— Start —
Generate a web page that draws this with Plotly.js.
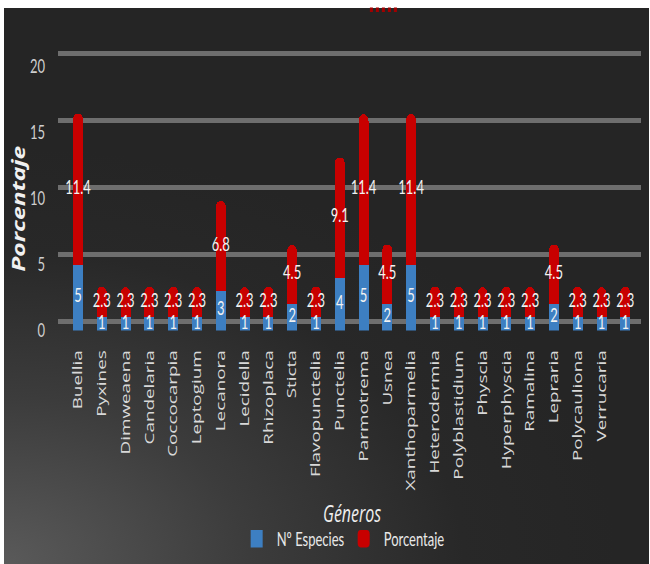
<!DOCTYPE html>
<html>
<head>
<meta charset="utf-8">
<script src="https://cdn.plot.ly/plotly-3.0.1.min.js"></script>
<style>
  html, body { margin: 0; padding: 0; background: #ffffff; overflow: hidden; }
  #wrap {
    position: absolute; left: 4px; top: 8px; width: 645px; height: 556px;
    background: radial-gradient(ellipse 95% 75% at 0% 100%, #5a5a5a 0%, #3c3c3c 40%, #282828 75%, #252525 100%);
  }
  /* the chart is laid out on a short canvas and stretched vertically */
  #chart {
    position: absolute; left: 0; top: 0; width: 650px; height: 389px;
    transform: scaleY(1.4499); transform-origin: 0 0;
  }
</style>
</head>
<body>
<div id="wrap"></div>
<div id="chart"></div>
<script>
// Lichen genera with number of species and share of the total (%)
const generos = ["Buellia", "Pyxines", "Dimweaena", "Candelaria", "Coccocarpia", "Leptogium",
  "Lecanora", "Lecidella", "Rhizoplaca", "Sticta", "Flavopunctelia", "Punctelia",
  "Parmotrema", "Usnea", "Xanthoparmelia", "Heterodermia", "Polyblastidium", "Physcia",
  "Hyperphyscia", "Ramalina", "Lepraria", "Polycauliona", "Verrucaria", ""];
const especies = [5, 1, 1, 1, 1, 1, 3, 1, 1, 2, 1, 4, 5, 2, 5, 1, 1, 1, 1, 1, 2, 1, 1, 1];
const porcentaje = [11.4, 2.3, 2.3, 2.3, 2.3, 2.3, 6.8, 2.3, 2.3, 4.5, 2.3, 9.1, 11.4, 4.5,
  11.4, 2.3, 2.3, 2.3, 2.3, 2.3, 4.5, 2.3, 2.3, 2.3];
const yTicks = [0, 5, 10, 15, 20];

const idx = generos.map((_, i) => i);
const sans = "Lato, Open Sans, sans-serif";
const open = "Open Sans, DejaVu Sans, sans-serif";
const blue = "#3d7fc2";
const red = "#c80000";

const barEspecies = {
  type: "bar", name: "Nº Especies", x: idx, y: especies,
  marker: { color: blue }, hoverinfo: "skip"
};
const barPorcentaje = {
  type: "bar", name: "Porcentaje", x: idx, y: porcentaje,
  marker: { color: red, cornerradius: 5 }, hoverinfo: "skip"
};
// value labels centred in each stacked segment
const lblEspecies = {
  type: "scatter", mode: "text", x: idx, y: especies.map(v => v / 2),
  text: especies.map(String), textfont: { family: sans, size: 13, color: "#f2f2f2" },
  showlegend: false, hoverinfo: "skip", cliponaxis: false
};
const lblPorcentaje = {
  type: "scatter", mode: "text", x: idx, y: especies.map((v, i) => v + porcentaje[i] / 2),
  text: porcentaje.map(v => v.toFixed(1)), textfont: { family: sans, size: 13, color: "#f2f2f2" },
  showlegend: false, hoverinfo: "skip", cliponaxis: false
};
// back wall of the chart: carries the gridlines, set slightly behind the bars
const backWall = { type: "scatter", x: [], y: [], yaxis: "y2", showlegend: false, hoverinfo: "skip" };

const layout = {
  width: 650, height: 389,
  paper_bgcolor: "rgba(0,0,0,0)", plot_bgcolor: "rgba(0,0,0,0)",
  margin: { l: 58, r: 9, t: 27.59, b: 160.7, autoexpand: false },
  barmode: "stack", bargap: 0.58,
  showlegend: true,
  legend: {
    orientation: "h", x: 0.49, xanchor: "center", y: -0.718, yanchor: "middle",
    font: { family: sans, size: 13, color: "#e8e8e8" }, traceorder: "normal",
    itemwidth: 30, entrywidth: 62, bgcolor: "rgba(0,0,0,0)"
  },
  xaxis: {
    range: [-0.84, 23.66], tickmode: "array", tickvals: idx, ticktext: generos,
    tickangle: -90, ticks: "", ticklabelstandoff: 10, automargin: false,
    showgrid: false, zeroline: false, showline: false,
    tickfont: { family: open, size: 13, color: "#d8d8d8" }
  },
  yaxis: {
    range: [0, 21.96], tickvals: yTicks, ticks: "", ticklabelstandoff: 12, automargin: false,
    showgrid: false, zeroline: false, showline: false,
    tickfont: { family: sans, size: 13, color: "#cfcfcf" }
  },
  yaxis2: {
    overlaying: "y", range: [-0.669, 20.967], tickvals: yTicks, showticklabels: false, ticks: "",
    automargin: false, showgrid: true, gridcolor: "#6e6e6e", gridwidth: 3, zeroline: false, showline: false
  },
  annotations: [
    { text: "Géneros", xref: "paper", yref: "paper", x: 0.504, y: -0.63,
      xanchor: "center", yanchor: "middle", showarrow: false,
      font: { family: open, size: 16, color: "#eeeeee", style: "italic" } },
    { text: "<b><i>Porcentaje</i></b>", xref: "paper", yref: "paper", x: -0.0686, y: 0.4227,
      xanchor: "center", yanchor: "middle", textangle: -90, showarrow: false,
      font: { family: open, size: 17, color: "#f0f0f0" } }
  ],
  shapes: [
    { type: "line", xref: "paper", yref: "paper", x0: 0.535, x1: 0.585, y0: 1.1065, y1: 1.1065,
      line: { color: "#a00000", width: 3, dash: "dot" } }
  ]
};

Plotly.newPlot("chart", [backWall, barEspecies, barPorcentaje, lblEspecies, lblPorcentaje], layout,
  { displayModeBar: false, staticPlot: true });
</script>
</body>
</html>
— End —
▶ **Work required**
Output all of the data exactly as it stands, minus any images.

▶ **Task answer**
Generate a web page that draws this with Plotly.js.
<!DOCTYPE html>
<html>
<head>
<meta charset="utf-8">
<script src="https://cdn.plot.ly/plotly-3.0.1.min.js"></script>
<style>
  html, body { margin: 0; padding: 0; background: #ffffff; overflow: hidden; }
  #wrap {
    position: absolute; left: 4px; top: 8px; width: 645px; height: 556px;
    background: radial-gradient(ellipse 95% 75% at 0% 100%, #5a5a5a 0%, #3c3c3c 40%, #282828 75%, #252525 100%);
  }
  /* the chart is laid out on a short canvas and stretched vertically */
  #chart {
    position: absolute; left: 0; top: 0; width: 650px; height: 389px;
    transform: scaleY(1.4499); transform-origin: 0 0;
  }
</style>
</head>
<body>
<div id="wrap"></div>
<div id="chart"></div>
<script>
// Lichen genera with number of species and share of the total (%)
const generos = ["Buellia", "Pyxines", "Dimweaena", "Candelaria", "Coccocarpia", "Leptogium",
  "Lecanora", "Lecidella", "Rhizoplaca", "Sticta", "Flavopunctelia", "Punctelia",
  "Parmotrema", "Usnea", "Xanthoparmelia", "Heterodermia", "Polyblastidium", "Physcia",
  "Hyperphyscia", "Ramalina", "Lepraria", "Polycauliona", "Verrucaria", ""];
const especies = [5, 1, 1, 1, 1, 1, 3, 1, 1, 2, 1, 4, 5, 2, 5, 1, 1, 1, 1, 1, 2, 1, 1, 1];
const porcentaje = [11.4, 2.3, 2.3, 2.3, 2.3, 2.3, 6.8, 2.3, 2.3, 4.5, 2.3, 9.1, 11.4, 4.5,
  11.4, 2.3, 2.3, 2.3, 2.3, 2.3, 4.5, 2.3, 2.3, 2.3];
const yTicks = [0, 5, 10, 15, 20];

const idx = generos.map((_, i) => i);
const sans = "Lato, Open Sans, sans-serif";
const open = "Open Sans, DejaVu Sans, sans-serif";
const blue = "#3d7fc2";
const red = "#c80000";

const barEspecies = {
  type: "bar", name: "Nº Especies", x: idx, y: especies,
  marker: { color: blue }, hoverinfo: "skip"
};
const barPorcentaje = {
  type: "bar", name: "Porcentaje", x: idx, y: porcentaje,
  marker: { color: red, cornerradius: 5 }, hoverinfo: "skip"
};
// value labels centred in each stacked segment
const lblEspecies = {
  type: "scatter", mode: "text", x: idx, y: especies.map(v => v / 2),
  text: especies.map(String), textfont: { family: sans, size: 13, color: "#f2f2f2" },
  showlegend: false, hoverinfo: "skip", cliponaxis: false
};
const lblPorcentaje = {
  type: "scatter", mode: "text", x: idx, y: especies.map((v, i) => v + porcentaje[i] / 2),
  text: porcentaje.map(v => v.toFixed(1)), textfont: { family: sans, size: 13, color: "#f2f2f2" },
  showlegend: false, hoverinfo: "skip", cliponaxis: false
};
// back wall of the chart: carries the gridlines, set slightly behind the bars
const backWall = { type: "scatter", x: [], y: [], yaxis: "y2", showlegend: false, hoverinfo: "skip" };

const layout = {
  width: 650, height: 389,
  paper_bgcolor: "rgba(0,0,0,0)", plot_bgcolor: "rgba(0,0,0,0)",
  margin: { l: 58, r: 9, t: 27.59, b: 160.7, autoexpand: false },
  barmode: "stack", bargap: 0.58,
  showlegend: true,
  legend: {
    orientation: "h", x: 0.49, xanchor: "center", y: -0.718, yanchor: "middle",
    font: { family: sans, size: 13, color: "#e8e8e8" }, traceorder: "normal",
    itemwidth: 30, entrywidth: 62, bgcolor: "rgba(0,0,0,0)"
  },
  xaxis: {
    range: [-0.84, 23.66], tickmode: "array", tickvals: idx, ticktext: generos,
    tickangle: -90, ticks: "", ticklabelstandoff: 10, automargin: false,
    showgrid: false, zeroline: false, showline: false,
    tickfont: { family: open, size: 13, color: "#d8d8d8" }
  },
  yaxis: {
    range: [0, 21.96], tickvals: yTicks, ticks: "", ticklabelstandoff: 12, automargin: false,
    showgrid: false, zeroline: false, showline: false,
    tickfont: { family: sans, size: 13, color: "#cfcfcf" }
  },
  yaxis2: {
    overlaying: "y", range: [-0.669, 20.967], tickvals: yTicks, showticklabels: false, ticks: "",
    automargin: false, showgrid: true, gridcolor: "#6e6e6e", gridwidth: 3, zeroline: false, showline: false
  },
  annotations: [
    { text: "Géneros", xref: "paper", yref: "paper", x: 0.504, y: -0.63,
      xanchor: "center", yanchor: "middle", showarrow: false,
      font: { family: open, size: 16, color: "#eeeeee", style: "italic" } },
    { text: "<b><i>Porcentaje</i></b>", xref: "paper", yref: "paper", x: -0.0686, y: 0.4227,
      xanchor: "center", yanchor: "middle", textangle: -90, showarrow: false,
      font: { family: open, size: 17, color: "#f0f0f0" } }
  ],
  shapes: [
    { type: "line", xref: "paper", yref: "paper", x0: 0.535, x1: 0.585, y0: 1.1065, y1: 1.1065,
      line: { color: "#a00000", width: 3, dash: "dot" } }
  ]
};

Plotly.newPlot("chart", [backWall, barEspecies, barPorcentaje, lblEspecies, lblPorcentaje], layout,
  { displayModeBar: false, staticPlot: true });
</script>
</body>
</html>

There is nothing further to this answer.